• **EXERCISE AIM**
Retype the entries, please, from their first line to the line containing "font=dict(family=family, size=size, color=color))", exactly and only those lines, minus the pictures.

• **ENTRIES SHOWN**
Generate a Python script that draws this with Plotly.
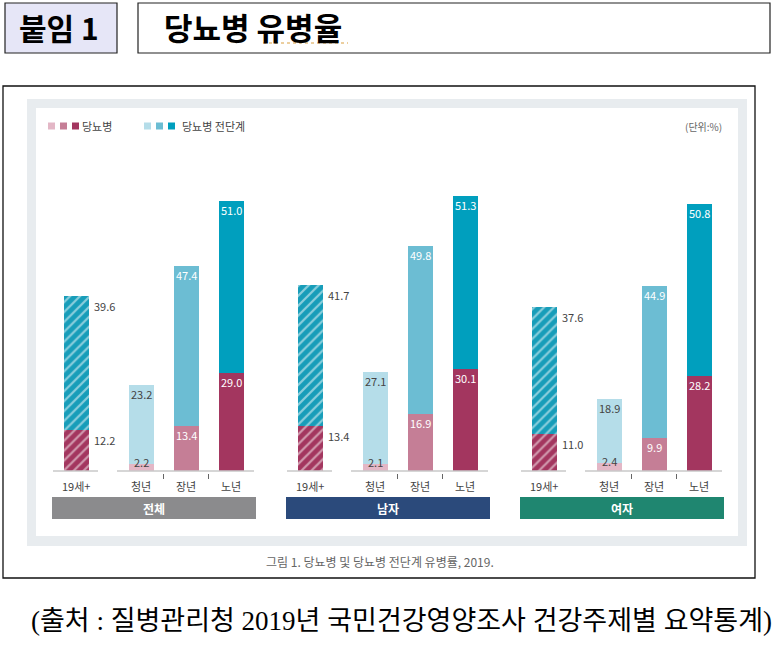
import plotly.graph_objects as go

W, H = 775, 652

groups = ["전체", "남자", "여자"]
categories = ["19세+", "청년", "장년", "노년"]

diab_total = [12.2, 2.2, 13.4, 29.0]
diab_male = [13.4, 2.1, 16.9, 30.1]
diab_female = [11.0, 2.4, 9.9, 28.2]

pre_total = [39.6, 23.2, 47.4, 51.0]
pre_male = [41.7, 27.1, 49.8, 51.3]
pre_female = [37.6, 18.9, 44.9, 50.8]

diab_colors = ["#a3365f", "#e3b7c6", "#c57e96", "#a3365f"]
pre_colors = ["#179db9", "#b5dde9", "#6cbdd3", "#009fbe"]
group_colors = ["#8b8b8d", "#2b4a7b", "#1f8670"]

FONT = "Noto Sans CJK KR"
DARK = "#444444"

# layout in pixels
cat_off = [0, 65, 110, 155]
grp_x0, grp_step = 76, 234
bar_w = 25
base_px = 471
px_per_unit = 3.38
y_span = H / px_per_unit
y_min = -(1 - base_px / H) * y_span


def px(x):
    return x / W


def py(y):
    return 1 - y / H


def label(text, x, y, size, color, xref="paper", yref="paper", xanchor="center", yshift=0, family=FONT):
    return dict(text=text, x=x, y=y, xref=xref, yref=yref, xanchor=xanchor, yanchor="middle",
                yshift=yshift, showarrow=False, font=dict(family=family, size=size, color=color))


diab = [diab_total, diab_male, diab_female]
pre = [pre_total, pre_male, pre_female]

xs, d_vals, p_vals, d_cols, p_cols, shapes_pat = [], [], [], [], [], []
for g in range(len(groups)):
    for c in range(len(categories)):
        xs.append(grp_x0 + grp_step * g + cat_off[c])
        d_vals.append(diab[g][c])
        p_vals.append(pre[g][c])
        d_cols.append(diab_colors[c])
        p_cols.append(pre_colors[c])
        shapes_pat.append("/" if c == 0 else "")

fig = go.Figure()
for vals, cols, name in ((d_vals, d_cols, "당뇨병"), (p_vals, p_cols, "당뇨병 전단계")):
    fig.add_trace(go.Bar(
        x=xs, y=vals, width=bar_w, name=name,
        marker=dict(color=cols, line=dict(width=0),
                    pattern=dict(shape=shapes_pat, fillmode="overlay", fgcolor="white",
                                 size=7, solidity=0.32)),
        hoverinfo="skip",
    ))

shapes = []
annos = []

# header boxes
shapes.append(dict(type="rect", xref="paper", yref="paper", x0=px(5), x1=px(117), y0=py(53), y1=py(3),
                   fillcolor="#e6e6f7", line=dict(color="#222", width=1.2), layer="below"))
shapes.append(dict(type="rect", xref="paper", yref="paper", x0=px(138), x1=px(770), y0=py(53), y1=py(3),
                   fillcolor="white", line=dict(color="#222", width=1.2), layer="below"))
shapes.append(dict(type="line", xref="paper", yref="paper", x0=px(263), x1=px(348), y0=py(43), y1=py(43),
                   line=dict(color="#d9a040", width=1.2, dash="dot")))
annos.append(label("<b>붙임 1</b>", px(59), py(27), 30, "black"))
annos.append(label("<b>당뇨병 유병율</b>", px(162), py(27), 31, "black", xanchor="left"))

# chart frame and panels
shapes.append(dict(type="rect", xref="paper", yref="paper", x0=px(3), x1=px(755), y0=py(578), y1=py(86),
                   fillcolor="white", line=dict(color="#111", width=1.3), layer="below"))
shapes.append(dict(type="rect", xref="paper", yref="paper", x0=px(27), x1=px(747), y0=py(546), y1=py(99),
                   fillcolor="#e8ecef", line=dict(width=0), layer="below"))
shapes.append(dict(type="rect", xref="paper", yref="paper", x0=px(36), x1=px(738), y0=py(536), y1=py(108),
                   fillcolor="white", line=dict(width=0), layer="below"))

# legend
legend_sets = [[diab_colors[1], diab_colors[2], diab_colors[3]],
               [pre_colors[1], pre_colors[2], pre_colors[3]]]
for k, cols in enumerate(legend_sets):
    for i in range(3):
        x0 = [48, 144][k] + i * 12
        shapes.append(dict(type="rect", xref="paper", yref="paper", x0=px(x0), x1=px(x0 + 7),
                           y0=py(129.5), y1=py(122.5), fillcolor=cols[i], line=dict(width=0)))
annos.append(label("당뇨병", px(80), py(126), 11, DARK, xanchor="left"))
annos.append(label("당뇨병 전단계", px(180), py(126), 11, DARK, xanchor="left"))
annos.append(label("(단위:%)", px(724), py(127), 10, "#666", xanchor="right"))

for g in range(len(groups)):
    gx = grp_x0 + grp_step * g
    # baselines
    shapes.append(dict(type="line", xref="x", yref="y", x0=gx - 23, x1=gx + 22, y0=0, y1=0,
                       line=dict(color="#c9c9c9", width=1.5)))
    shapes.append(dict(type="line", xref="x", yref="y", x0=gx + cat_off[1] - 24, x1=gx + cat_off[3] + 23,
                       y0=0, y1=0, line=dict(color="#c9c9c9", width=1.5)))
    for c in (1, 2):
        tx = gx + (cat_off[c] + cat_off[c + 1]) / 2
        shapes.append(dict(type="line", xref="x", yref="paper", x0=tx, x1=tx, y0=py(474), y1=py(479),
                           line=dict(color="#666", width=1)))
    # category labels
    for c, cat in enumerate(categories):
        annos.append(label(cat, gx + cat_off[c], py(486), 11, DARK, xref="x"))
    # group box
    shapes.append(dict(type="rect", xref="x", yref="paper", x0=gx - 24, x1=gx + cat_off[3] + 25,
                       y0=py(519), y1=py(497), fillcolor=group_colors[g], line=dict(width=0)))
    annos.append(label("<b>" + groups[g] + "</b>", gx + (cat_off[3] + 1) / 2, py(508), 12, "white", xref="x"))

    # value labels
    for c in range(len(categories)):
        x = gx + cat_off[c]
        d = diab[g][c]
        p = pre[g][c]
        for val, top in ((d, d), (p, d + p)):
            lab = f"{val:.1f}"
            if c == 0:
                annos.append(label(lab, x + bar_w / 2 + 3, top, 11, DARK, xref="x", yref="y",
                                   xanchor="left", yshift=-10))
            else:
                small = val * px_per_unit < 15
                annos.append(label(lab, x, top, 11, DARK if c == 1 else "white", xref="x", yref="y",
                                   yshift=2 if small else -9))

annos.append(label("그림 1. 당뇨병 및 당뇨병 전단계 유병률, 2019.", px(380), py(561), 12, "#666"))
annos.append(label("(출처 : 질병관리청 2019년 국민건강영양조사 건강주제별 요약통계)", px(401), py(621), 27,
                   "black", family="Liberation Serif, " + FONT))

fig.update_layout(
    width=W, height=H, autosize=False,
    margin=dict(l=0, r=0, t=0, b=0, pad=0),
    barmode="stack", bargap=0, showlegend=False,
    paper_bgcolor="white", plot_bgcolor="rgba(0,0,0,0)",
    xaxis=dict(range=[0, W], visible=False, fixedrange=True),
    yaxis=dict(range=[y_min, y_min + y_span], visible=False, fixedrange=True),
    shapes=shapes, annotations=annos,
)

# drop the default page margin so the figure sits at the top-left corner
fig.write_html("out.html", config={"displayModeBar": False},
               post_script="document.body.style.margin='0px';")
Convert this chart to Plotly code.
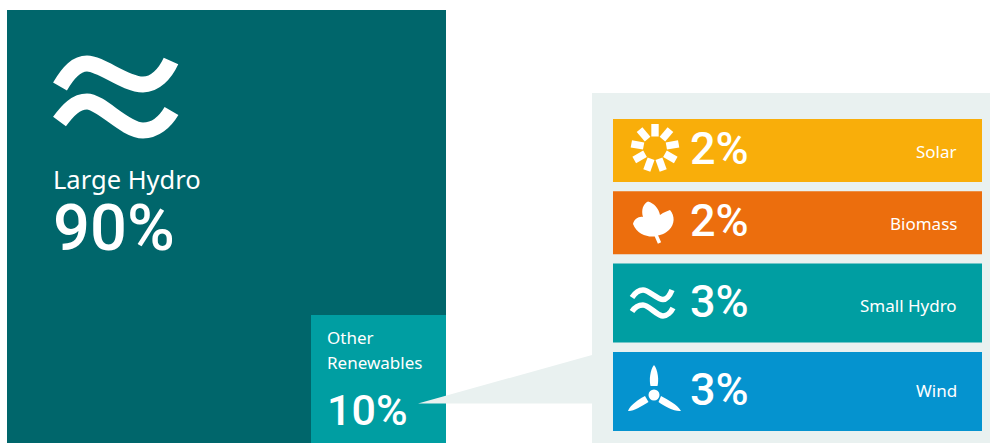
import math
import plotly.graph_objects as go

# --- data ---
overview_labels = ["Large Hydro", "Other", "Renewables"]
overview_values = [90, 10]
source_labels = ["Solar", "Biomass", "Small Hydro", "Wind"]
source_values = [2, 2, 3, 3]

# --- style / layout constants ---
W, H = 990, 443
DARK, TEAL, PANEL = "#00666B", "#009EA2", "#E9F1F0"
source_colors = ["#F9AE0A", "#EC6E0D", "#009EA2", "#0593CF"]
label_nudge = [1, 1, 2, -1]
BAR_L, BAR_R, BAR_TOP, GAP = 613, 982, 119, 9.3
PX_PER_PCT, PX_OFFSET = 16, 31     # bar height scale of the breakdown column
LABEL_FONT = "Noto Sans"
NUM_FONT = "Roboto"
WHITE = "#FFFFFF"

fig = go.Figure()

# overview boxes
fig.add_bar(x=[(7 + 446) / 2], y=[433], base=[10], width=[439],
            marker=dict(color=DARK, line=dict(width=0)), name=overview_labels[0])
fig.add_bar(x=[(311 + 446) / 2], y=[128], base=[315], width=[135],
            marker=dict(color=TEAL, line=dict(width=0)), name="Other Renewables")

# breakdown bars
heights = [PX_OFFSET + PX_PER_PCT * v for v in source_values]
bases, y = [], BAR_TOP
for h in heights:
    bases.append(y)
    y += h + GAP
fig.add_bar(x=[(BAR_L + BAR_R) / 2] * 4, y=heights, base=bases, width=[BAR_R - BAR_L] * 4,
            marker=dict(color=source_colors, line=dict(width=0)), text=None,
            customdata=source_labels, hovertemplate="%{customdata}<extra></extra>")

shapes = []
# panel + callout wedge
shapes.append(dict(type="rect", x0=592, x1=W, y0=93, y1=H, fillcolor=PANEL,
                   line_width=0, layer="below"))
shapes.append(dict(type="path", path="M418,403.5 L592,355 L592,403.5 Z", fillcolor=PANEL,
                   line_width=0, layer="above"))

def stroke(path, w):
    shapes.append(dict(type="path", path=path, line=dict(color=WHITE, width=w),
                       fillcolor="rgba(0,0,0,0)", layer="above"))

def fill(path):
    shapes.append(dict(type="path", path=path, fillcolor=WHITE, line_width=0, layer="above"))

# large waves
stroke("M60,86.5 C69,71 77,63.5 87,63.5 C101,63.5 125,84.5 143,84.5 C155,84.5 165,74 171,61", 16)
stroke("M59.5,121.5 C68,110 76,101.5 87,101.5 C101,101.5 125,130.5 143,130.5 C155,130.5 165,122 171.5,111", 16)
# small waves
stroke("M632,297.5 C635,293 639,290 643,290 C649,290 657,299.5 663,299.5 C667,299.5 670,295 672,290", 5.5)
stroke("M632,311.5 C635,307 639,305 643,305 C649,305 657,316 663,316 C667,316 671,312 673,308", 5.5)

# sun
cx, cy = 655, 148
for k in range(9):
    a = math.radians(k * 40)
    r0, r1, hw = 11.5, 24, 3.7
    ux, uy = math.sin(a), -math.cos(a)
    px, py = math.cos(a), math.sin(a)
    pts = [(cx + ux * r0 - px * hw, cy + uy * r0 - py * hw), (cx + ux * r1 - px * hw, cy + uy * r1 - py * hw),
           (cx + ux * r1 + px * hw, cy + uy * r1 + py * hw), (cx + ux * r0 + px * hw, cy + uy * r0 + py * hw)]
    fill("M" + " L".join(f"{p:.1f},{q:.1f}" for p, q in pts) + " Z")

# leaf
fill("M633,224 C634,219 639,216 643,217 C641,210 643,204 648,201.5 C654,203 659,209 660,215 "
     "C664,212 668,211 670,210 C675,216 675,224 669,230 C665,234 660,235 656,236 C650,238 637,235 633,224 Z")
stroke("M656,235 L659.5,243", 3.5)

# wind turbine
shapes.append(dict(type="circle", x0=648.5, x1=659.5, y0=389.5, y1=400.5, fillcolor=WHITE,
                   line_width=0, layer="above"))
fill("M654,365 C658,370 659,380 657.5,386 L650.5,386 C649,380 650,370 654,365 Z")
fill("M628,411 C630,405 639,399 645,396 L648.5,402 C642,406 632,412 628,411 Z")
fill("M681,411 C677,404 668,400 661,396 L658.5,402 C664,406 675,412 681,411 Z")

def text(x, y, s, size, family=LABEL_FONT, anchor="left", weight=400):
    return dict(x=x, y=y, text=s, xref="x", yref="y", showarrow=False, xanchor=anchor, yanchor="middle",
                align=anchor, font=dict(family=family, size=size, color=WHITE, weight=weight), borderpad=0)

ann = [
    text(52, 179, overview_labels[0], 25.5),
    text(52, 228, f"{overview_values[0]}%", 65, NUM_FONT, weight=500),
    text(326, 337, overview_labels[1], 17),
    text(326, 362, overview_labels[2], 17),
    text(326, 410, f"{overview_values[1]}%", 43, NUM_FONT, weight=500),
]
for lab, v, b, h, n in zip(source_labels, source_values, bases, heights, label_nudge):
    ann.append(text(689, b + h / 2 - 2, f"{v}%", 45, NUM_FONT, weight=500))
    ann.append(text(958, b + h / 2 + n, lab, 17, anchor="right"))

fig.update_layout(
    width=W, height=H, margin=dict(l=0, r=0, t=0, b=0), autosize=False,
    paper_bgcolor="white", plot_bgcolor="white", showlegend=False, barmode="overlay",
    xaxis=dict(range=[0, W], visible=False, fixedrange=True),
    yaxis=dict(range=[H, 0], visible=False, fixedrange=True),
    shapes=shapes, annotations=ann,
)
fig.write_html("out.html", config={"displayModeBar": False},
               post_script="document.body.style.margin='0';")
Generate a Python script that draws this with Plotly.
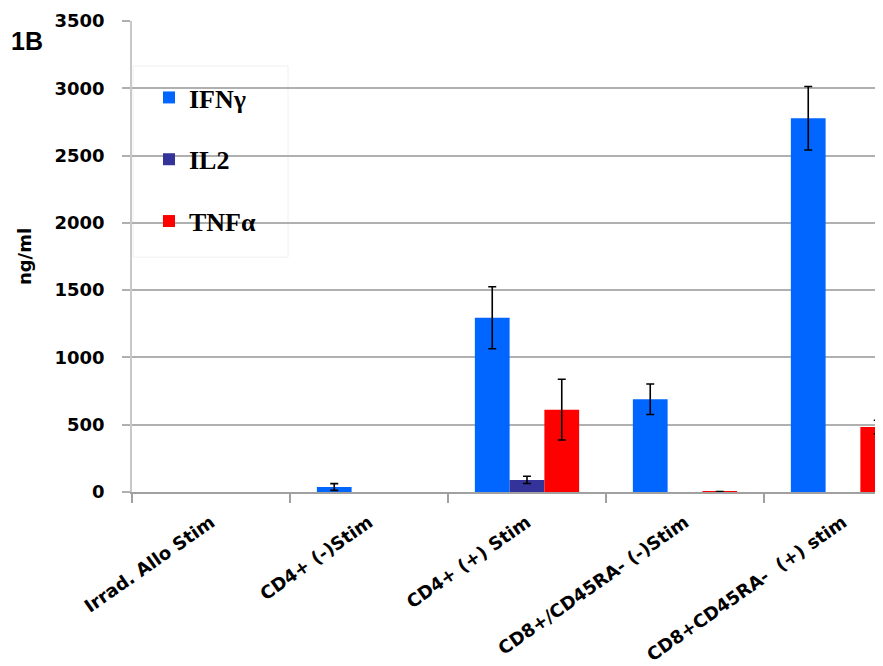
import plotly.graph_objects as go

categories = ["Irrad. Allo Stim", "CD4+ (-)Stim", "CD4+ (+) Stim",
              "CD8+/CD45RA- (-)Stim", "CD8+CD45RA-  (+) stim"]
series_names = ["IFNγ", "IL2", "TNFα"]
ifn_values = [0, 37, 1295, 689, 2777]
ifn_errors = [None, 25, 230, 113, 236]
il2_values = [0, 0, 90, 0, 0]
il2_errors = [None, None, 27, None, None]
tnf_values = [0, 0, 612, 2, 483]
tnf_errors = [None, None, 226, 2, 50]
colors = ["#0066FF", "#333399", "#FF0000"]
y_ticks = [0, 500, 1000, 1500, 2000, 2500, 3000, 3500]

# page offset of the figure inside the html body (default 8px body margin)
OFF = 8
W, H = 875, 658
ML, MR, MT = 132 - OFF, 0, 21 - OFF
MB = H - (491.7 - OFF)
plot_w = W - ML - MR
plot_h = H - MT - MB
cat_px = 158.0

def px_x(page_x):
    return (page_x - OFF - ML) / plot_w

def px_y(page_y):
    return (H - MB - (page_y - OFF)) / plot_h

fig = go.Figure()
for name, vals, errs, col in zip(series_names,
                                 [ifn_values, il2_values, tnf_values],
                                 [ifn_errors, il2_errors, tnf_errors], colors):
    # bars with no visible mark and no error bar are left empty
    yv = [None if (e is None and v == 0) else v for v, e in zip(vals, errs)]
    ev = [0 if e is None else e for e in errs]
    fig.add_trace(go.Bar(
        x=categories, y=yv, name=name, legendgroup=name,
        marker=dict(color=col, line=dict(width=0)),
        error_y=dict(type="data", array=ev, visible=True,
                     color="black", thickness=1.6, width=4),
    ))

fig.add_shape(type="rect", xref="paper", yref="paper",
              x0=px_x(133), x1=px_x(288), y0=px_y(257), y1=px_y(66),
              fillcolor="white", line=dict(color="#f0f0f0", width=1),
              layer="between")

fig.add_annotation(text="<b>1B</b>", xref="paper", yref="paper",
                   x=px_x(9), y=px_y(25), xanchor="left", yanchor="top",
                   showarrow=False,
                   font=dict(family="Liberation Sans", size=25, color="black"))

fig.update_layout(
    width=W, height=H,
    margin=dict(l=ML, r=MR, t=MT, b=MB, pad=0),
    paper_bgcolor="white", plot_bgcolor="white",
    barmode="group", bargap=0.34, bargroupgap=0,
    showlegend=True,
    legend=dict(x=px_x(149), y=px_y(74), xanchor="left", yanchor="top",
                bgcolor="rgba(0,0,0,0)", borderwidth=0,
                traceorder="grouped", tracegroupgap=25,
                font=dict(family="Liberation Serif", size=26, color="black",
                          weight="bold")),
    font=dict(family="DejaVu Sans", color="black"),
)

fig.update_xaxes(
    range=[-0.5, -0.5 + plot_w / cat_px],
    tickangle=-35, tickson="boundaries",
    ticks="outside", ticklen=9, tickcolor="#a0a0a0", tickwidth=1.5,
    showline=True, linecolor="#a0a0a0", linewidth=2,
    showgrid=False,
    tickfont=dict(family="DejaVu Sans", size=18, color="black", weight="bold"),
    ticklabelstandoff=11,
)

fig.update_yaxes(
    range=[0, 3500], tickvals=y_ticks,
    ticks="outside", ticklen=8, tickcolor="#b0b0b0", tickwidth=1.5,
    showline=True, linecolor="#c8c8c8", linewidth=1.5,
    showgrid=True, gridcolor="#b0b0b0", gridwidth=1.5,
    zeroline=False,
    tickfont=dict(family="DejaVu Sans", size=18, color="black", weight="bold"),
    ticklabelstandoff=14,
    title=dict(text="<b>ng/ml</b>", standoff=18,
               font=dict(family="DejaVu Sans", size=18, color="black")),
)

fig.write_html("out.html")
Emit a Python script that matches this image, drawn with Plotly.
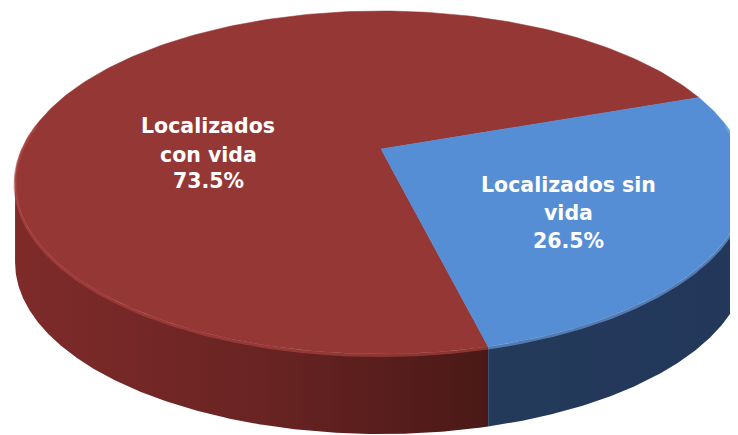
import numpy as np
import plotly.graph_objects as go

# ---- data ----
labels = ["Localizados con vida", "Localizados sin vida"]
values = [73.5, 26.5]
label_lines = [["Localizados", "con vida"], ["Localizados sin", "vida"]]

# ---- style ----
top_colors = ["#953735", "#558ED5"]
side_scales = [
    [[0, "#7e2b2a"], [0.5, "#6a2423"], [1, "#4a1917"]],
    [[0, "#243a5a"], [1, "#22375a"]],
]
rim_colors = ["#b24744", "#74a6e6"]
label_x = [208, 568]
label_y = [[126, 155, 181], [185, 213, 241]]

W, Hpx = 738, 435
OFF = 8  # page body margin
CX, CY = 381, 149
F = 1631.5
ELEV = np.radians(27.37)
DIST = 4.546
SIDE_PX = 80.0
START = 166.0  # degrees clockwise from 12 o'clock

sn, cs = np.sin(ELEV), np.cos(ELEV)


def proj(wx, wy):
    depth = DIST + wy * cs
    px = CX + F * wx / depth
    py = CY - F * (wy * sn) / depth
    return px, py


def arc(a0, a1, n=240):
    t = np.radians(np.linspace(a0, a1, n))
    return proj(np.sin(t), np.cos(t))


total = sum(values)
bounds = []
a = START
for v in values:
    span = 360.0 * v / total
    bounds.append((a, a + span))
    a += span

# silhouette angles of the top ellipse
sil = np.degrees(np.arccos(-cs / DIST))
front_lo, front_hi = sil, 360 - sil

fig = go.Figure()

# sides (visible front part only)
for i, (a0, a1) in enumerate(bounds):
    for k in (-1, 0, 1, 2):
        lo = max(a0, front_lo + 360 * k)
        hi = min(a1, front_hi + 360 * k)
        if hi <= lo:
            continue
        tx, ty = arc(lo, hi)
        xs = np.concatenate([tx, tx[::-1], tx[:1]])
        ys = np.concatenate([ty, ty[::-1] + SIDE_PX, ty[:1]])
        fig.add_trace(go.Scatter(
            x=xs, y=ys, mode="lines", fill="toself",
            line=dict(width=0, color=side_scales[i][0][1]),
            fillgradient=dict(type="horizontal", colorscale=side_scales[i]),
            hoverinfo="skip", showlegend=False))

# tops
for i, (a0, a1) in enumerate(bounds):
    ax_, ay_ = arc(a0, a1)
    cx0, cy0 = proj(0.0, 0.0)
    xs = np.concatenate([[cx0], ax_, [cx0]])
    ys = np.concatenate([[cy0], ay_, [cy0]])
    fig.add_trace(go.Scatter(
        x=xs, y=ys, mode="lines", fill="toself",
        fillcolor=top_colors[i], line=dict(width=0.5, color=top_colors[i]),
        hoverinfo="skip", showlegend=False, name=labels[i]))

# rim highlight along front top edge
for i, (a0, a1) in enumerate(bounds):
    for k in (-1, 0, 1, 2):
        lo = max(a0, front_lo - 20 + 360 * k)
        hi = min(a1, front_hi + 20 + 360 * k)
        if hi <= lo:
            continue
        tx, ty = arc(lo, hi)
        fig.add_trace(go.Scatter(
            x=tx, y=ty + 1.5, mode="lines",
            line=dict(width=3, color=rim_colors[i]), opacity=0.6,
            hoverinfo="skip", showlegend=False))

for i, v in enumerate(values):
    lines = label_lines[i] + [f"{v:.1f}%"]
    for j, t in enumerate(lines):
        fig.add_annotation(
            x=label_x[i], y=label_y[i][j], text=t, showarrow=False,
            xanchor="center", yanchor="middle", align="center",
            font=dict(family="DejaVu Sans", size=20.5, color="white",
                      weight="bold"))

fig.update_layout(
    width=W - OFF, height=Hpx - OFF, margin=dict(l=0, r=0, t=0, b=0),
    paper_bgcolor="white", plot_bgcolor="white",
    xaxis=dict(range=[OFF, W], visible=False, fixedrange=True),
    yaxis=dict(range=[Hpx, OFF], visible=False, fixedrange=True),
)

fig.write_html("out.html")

• **FINAL RESULT**
Generate a Python script that draws this with Plotly.
import plotly.graph_objects as go

W, H = 775, 652

groups = ["전체", "남자", "여자"]
categories = ["19세+", "청년", "장년", "노년"]

diab_total = [12.2, 2.2, 13.4, 29.0]
diab_male = [13.4, 2.1, 16.9, 30.1]
diab_female = [11.0, 2.4, 9.9, 28.2]

pre_total = [39.6, 23.2, 47.4, 51.0]
pre_male = [41.7, 27.1, 49.8, 51.3]
pre_female = [37.6, 18.9, 44.9, 50.8]

diab_colors = ["#a3365f", "#e3b7c6", "#c57e96", "#a3365f"]
pre_colors = ["#179db9", "#b5dde9", "#6cbdd3", "#009fbe"]
group_colors = ["#8b8b8d", "#2b4a7b", "#1f8670"]

FONT = "Noto Sans CJK KR"
DARK = "#444444"

# layout in pixels
cat_off = [0, 65, 110, 155]
grp_x0, grp_step = 76, 234
bar_w = 25
base_px = 471
px_per_unit = 3.38
y_span = H / px_per_unit
y_min = -(1 - base_px / H) * y_span


def px(x):
    return x / W


def py(y):
    return 1 - y / H


def label(text, x, y, size, color, xref="paper", yref="paper", xanchor="center", yshift=0, family=FONT):
    return dict(text=text, x=x, y=y, xref=xref, yref=yref, xanchor=xanchor, yanchor="middle",
                yshift=yshift, showarrow=False, font=dict(family=family, size=size, color=color))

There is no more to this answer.